Warto też zwrócić uwagę na sposób prowadzenia psa podczas spaceru. Jeśli zwierzę przez cały czas chodzi na napiętej smyczy albo ciągle się wyrywa, trudno mówić o spacerze, który przynosi mu korzyść. W takich sytuacjach pomocna może być zmiana akcesoriów – na przykład rozważenie, co sprawdzi się lepiej: obroża czy szelki. Odpowiedni wybór pozwala psu poruszać się swobodniej i bez zbędnego dyskomfortu, co przekłada się na spokojniejsze zachowanie i lepsze wykorzystanie czasu na zewnątrz.
Nie ma jednej reguły, która powie, ile minut dziennie powinien spacerować każdy pies. Ale jeśli zwracasz uwagę na jego zachowanie przed, w trakcie, jak i po spacerze – łatwiej będzie dobrać długość i formę aktywności do jego rzeczywistych potrzeb.
Krótkie, ale częstsze?
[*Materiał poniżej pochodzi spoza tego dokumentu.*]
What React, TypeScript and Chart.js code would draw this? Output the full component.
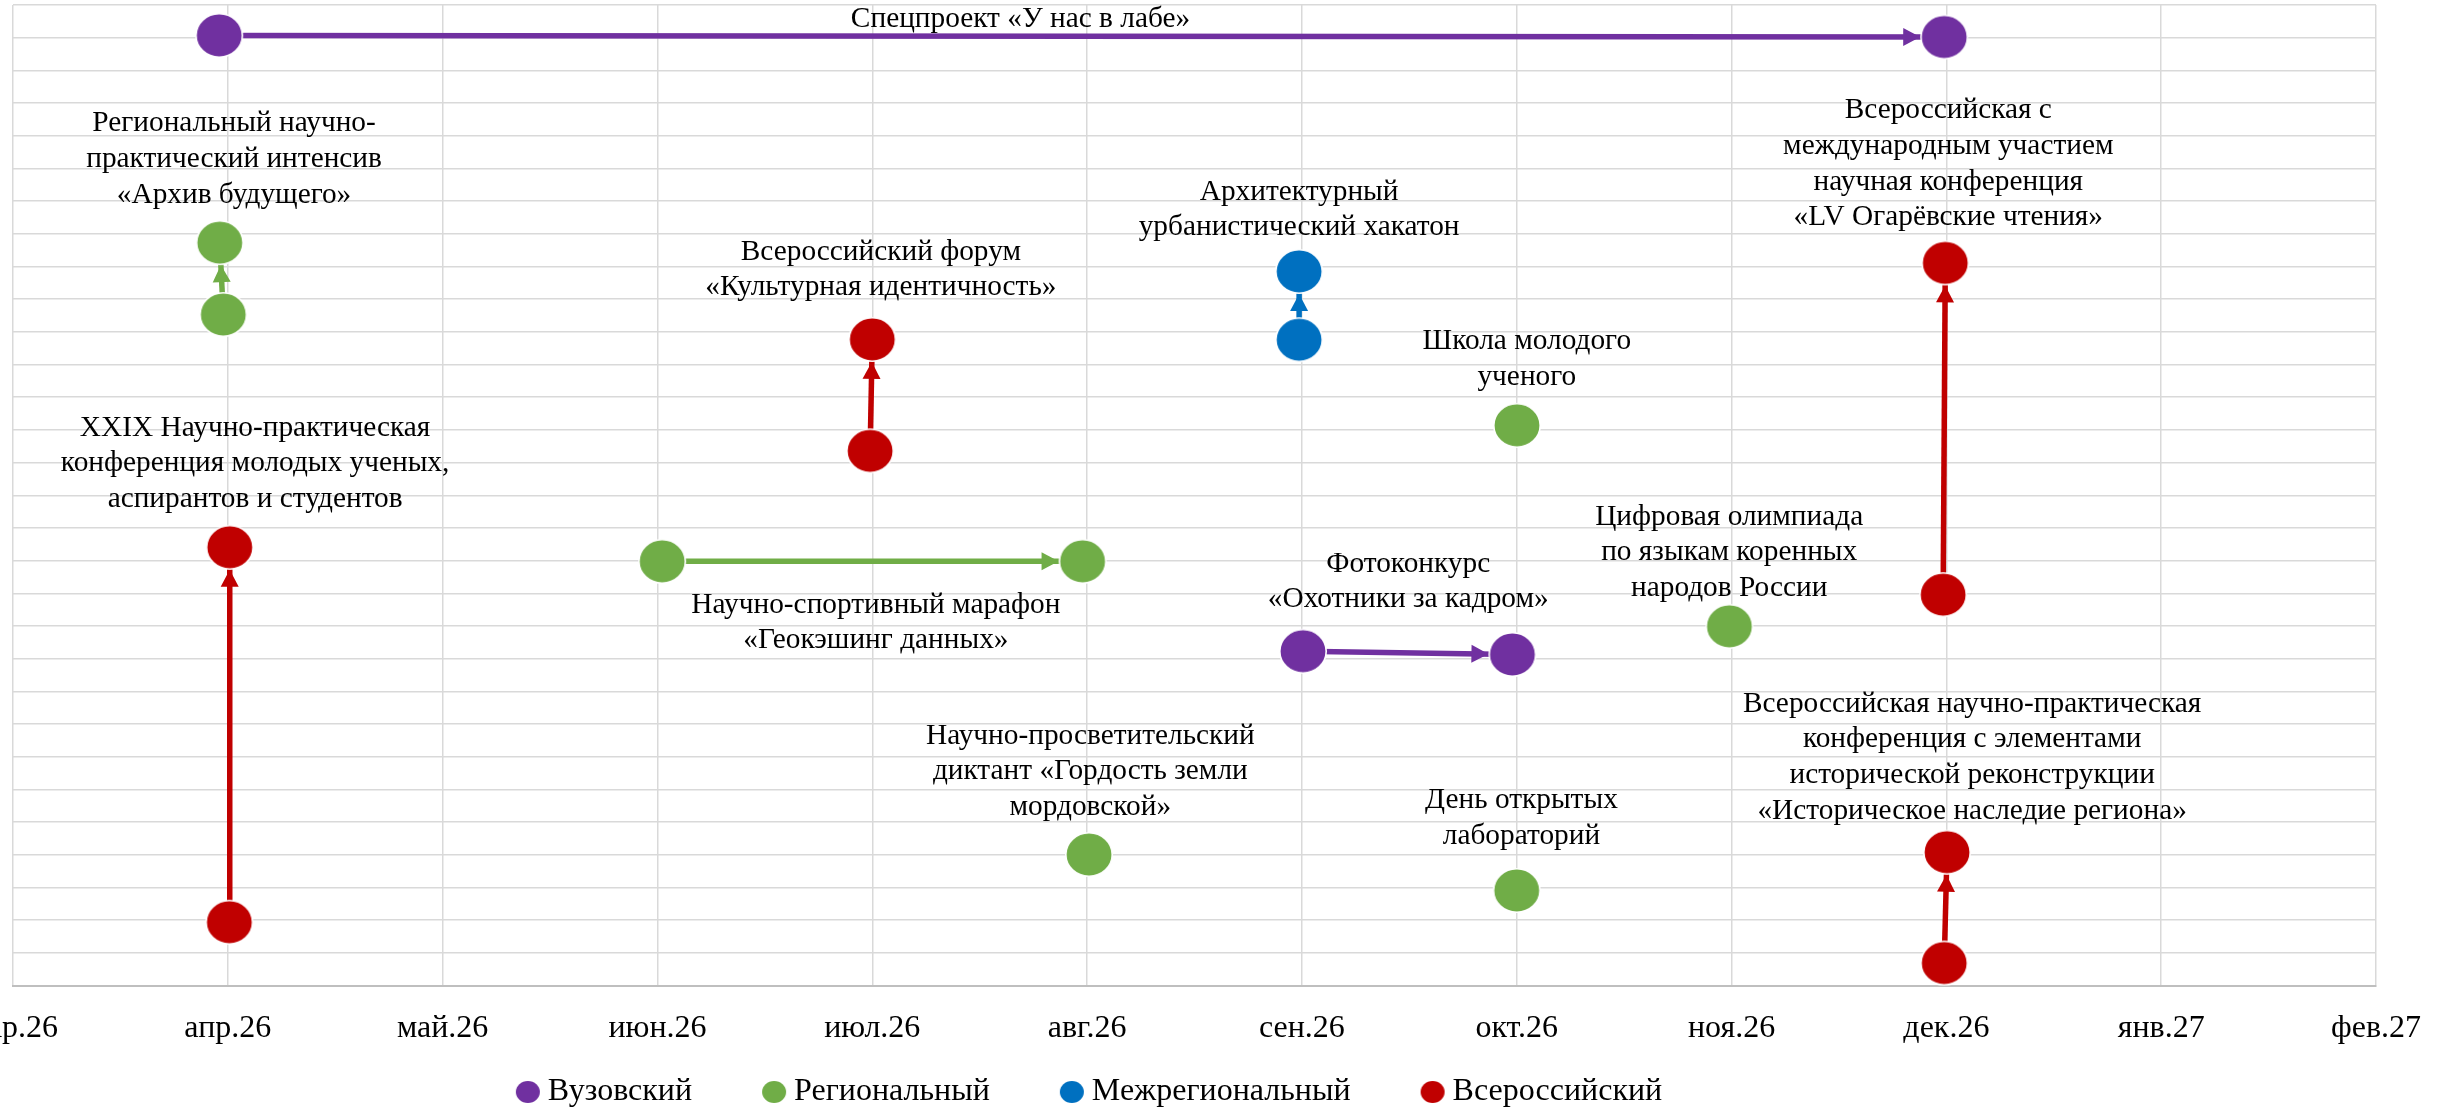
import React, { useEffect, useRef } from 'react';
import { Chart, registerables } from 'chart.js';

Chart.register(...registerables);

const FONT = "'Liberation Serif', 'Times New Roman', Times, serif";

// ---- data ----
const monthLabels = ['мар.26', 'апр.26', 'май.26', 'июн.26', 'июл.26', 'авг.26', 'сен.26', 'окт.26', 'ноя.26', 'дек.26', 'янв.27', 'фев.27'];
const levelTicks = [0, 30];

const categories = ['Вузовский', 'Региональный', 'Межрегиональный', 'Всероссийский'];
const categoryColors = ['#7030A0', '#70AD47', '#0070C0', '#C00000'];

const eventLabels: string[][] = [
  ['Спецпроект «У нас в лабе»'],
  ['Региональный научно-', 'практический интенсив', '«Архив будущего»'],
  ['XXIX Научно-практическая', 'конференция молодых ученых,', 'аспирантов и студентов'],
  ['Научно-спортивный марафон', '«Геокэшинг данных»'],
  ['Всероссийский форум', '«Культурная идентичность»'],
  ['Научно-просветительский', 'диктант «Гордость земли', 'мордовской»'],
  ['Архитектурный', 'урбанистический хакатон'],
  ['Фотоконкурс', '«Охотники за кадром»'],
  ['Школа молодого', 'ученого'],
  ['День открытых', 'лабораторий'],
  ['Цифровая олимпиада', 'по языкам коренных', 'народов России'],
  ['Всероссийская с', 'международным участием', 'научная конференция', '«LV Огарёвские чтения»'],
  ['Всероссийская научно-практическая', 'конференция с элементами', 'исторической реконструкции', '«Историческое наследие региона»'],
];
const eventCategory = [0, 1, 3, 1, 3, 1, 2, 0, 1, 1, 1, 3, 3];
const startMonth = [0.96, 0.979, 1.007, 3.022, 3.99, 5.009, 5.987, 6.005, 7.001, 7.0, 7.99, 8.985, 8.99];
const startLevel = [29.07, 20.53, 1.94, 12.98, 16.36, 4.01, 19.76, 10.23, 17.14, 2.91, 10.99, 11.96, 0.69];
const endMonth: (number | null)[] = [8.99, 0.9625, 1.009, 4.979, 4.0, null, 5.987, 6.98, null, null, null, 8.995, 9.003];
const endLevel: (number | null)[] = [29.02, 22.73, 13.41, 12.98, 19.77, null, 21.85, 10.13, null, null, null, 22.11, 4.08];
const labelMonth = [4.69, 1.029, 1.127, 4.017, 4.04, 5.015, 5.987, 6.495, 7.047, 7.022, 7.989, 9.009, 9.12];
const labelLevel = [29.55, 25.28, 15.97, 11.1, 21.9, 6.55, 23.73, 12.35, 19.16, 5.11, 13.25, 25.13, 6.98];

// ---- helpers ----
function makeEllipse(color: string, w: number, h: number, border: number): HTMLCanvasElement {
  const c = document.createElement('canvas');
  c.width = Math.ceil(w + border * 2 + 2);
  c.height = Math.ceil(h + border * 2 + 2);
  const ctx = c.getContext('2d')!;
  ctx.beginPath();
  ctx.ellipse(c.width / 2, c.height / 2, w / 2, h / 2, 0, 0, Math.PI * 2);
  ctx.fillStyle = color;
  ctx.fill();
  if (border > 0) {
    ctx.lineWidth = border;
    ctx.strokeStyle = '#ffffff';
    ctx.stroke();
  }
  return c;
}

const MARKER_RX = 24;
const MARKER_RY = 22.5;

const arrowPlugin = {
  id: 'arrowHeads',
  afterDatasetDraw(chart: any, args: any) {
    const ds = chart.data.datasets[args.index];
    if (!ds || !ds.isArrow) return;
    const pts = args.meta && args.meta.data;
    if (!pts || pts.length < 2) return;
    const sx = pts[0].x, sy = pts[0].y, ex = pts[1].x, ey = pts[1].y;
    const dx = ex - sx, dy = ey - sy;
    const len = Math.hypot(dx, dy);
    if (!(len > 1)) return;
    const ux = dx / len, uy = dy / len;
    const r = 1 / Math.sqrt((ux / MARKER_RX) ** 2 + (uy / MARKER_RY) ** 2);
    const tx = ex - ux * r, ty = ey - uy * r;
    const headLen = 17, headHalf = 9;
    const bx = tx - ux * headLen, by = ty - uy * headLen;
    const ctx = chart.ctx;
    ctx.save();
    ctx.fillStyle = ds.borderColor;
    ctx.beginPath();
    ctx.moveTo(tx, ty);
    ctx.lineTo(bx - uy * headHalf, by + ux * headHalf);
    ctx.lineTo(bx + uy * headHalf, by - ux * headHalf);
    ctx.closePath();
    ctx.fill();
    ctx.restore();
  },
};

const labelPlugin = {
  id: 'eventLabels',
  afterDatasetsDraw(chart: any) {
    const { ctx } = chart;
    const xs = chart.scales.x, ys = chart.scales.y;
    ctx.save();
    ctx.font = `29.33px ${FONT}`;
    ctx.fillStyle = '#000000';
    ctx.textAlign = 'center';
    ctx.textBaseline = 'middle';
    const lh = 35.6;
    eventLabels.forEach((lines, i) => {
      const cx = xs.getPixelForValue(labelMonth[i]);
      const cy = ys.getPixelForValue(labelLevel[i]);
      const y0 = cy - ((lines.length - 1) * lh) / 2;
      lines.forEach((t, k) => ctx.fillText(t, cx, y0 + k * lh));
    });
    ctx.restore();
  },
};

function makeLegendPlugin(markers: HTMLCanvasElement[]) {
  return {
    id: 'bottomLegend',
    afterDraw(chart: any) {
      const ctx = chart.ctx;
      ctx.save();
      ctx.font = `32px ${FONT}`;
      ctx.fillStyle = '#000000';
      ctx.textAlign = 'left';
      ctx.textBaseline = 'middle';
      const widths = categories.map((t) => ctx.measureText(t).width);
      const mW = 24, gapText = 8, gapItem = 70;
      const total = widths.reduce((s, w) => s + mW + gapText + w, 0) + gapItem * (categories.length - 1);
      const centerX = 1089;
      const cy = 1092;
      let xx = centerX - total / 2;
      categories.forEach((t, i) => {
        const m = markers[i];
        ctx.drawImage(m, xx + mW / 2 - m.width / 2, cy - m.height / 2);
        ctx.fillText(t, xx + mW + gapText, cy);
        xx += mW + gapText + widths[i] + gapItem;
      });
      ctx.restore();
    },
  };
}

export default function App() {
  const ref = useRef<HTMLCanvasElement>(null);

  useEffect(() => {
    const canvas = ref.current;
    if (!canvas) return;
    const markers = categoryColors.map((c) => makeEllipse(c, 46.4, 43.4, 1.6));
    const legendMarkers = categoryColors.map((c) => makeEllipse(c, 24, 22, 0));

    const arrowDatasets: any[] = [];
    eventLabels.forEach((_, i) => {
      const em = endMonth[i];
      const el = endLevel[i];
      if (em == null || el == null) return;
      const color = categoryColors[eventCategory[i]];
      arrowDatasets.push({
        type: 'line',
        label: `arrow-${i}`,
        data: [
          { x: startMonth[i], y: startLevel[i] },
          { x: em, y: el },
        ],
        borderColor: color,
        backgroundColor: color,
        borderWidth: 5.5,
        pointRadius: 0,
        pointHoverRadius: 0,
        fill: false,
        tension: 0,
        order: 2,
        clip: false,
        isArrow: true,
      });
    });

    const pointDatasets = categories.map((name, c) => {
      const data: { x: number; y: number }[] = [];
      eventLabels.forEach((_, i) => {
        if (eventCategory[i] !== c) return;
        data.push({ x: startMonth[i], y: startLevel[i] });
        const em = endMonth[i];
        const el = endLevel[i];
        if (em != null && el != null) data.push({ x: em, y: el });
      });
      return {
        type: 'scatter',
        label: name,
        data,
        pointStyle: markers[c],
        pointRadius: 23,
        pointHoverRadius: 23,
        backgroundColor: categoryColors[c],
        borderColor: '#ffffff',
        borderWidth: 0,
        order: 1,
        clip: false,
      };
    });

    const chart: any = new Chart(canvas, {
      type: 'scatter',
      data: { datasets: [...arrowDatasets, ...pointDatasets] as any },
      options: {
        responsive: false,
        animation: false,
        devicePixelRatio: 1,
        events: [],
        layout: { autoPadding: false, padding: { left: 13, right: 67, top: 5, bottom: 39 } },
        plugins: {
          legend: { display: false },
          tooltip: { enabled: false },
          title: { display: false },
        },
        scales: {
          x: {
            type: 'linear',
            min: 0,
            max: monthLabels.length - 1,
            afterFit: (s: any) => {
              s.paddingLeft = 0;
              s.paddingRight = 0;
            },
            ticks: {
              stepSize: 1,
              maxTicksLimit: 100,
              autoSkip: false,
              maxRotation: 0,
              minRotation: 0,
              padding: 24,
              color: '#000000',
              font: { family: FONT, size: 32 },
              callback: (v: any) => monthLabels[Math.round(Number(v))] ?? '',
            },
            grid: { color: '#d9d9d9', lineWidth: 1.5, drawTicks: false },
            border: { display: true, color: '#bfbfbf', width: 2 },
          },
          y: {
            type: 'linear',
            min: levelTicks[0],
            max: levelTicks[1],
            ticks: { display: false, stepSize: 1, maxTicksLimit: 100 },
            grid: { color: '#d9d9d9', lineWidth: 1.5, drawTicks: false },
            border: { display: false },
          },
        },
      } as any,
      plugins: [arrowPlugin, labelPlugin, makeLegendPlugin(legendMarkers)],
    });

    return () => chart.destroy();
  }, []);

  return (
    <div style={{ position: 'fixed', left: 0, top: 0, width: 2443, height: 1111, background: '#ffffff' }}>
      <canvas ref={ref} width={2443} height={1111} style={{ display: 'block', width: 2443, height: 1111 }} />
    </div>
  );
}
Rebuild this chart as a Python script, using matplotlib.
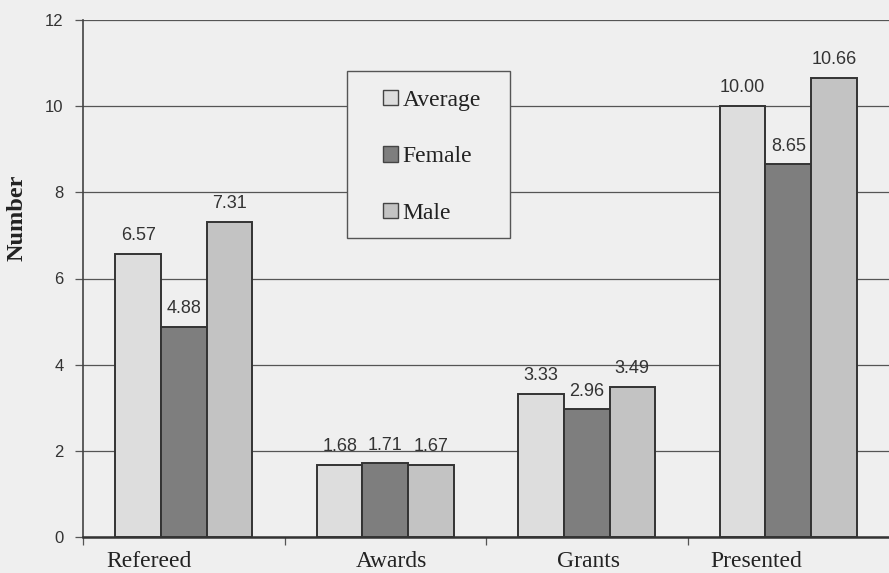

Czy lepiej raz a porządnie?
Rytm spacerów warto dopasować nie tylko do psa, ale i do warunków, w jakich funkcjonujesz na co dzień. Dla wielu opiekunów naturalnym wyborem jest jeden dłuższy spacer dziennie – szczególnie rano lub wieczorem. To wygodne rozwiązanie, ale nie zawsze wystarczające. Psy, które przez większą część dnia zostają same w domu, często potrzebują więcej niż jednej okazji do rozładowania napięcia.
Z kolei krótsze, regularne wyjścia – na przykład trzy razy dziennie po 20 minut – mogą lepiej sprawdzić się u psów starszych, które szybko się męczą, albo takich, które łatwo się rozpraszają i potrzebują spokojniejszego tempa. Warto wtedy zadbać, by nawet te krótkie wyjścia były urozmaicone: inna trasa, kilka minut w parku, kilka ćwiczeń na skupienie.
Układ dnia to jedno, ale znaczenie ma też pora roku. Zimą dłuższe spacery mogą być zbyt wyczerpujące przy niskiej temperaturze, latem z kolei trzeba unikać wychodzenia w pełnym słońcu. Zamiast jednego forsownego wyjścia, lepiej wtedy rozłożyć aktywność na krótsze odcinki.
Jak poznać, że spacer jest za krótki – albo za długi?
O tym, czy spacer był dobry, świadczy przede wszystkim zachowanie psa po powrocie do domu. Jeśli jest rozluźniony, potrafi odpocząć i nie szuka dodatkowych bodźców – to dobry znak. Inaczej wygląda sytuacja, gdy pies wraca sfrustrowany, nadmiernie pobudzony albo przeciążony.
Gdy pies nie ma szansy się wybiegać ani odreagować, staje się natarczywy, nie potrafi się wyciszyć, bywa też destrukcyjny. Z kolei przesada w drugą stronę – zbyt długie trasy lub zbyt intensywny wysiłek – może powodować zmęczenie, nadwrażliwość na bodźce czy niechęć do kolejnych wyjść.
Znaczenie ma również czy psu jest wygodnie w tym co nosi. Źle dopasowane obroże dla psów ograniczają swobodę i powodują dyskomfort już po kilku minutach chodzenia. W takich przypadkach pies nie zyska nic na dłuższym spacerze – wręcz przeciwnie, może wracać jeszcze bardziej spięty.
Obserwacja psa – jego tempa, postawy, reakcji po spacerze – to najprostszy sposób, by ocenić, czy sposób, w jaki się z nim wychodzi, rzeczywiście odpowiada jego potrzebom.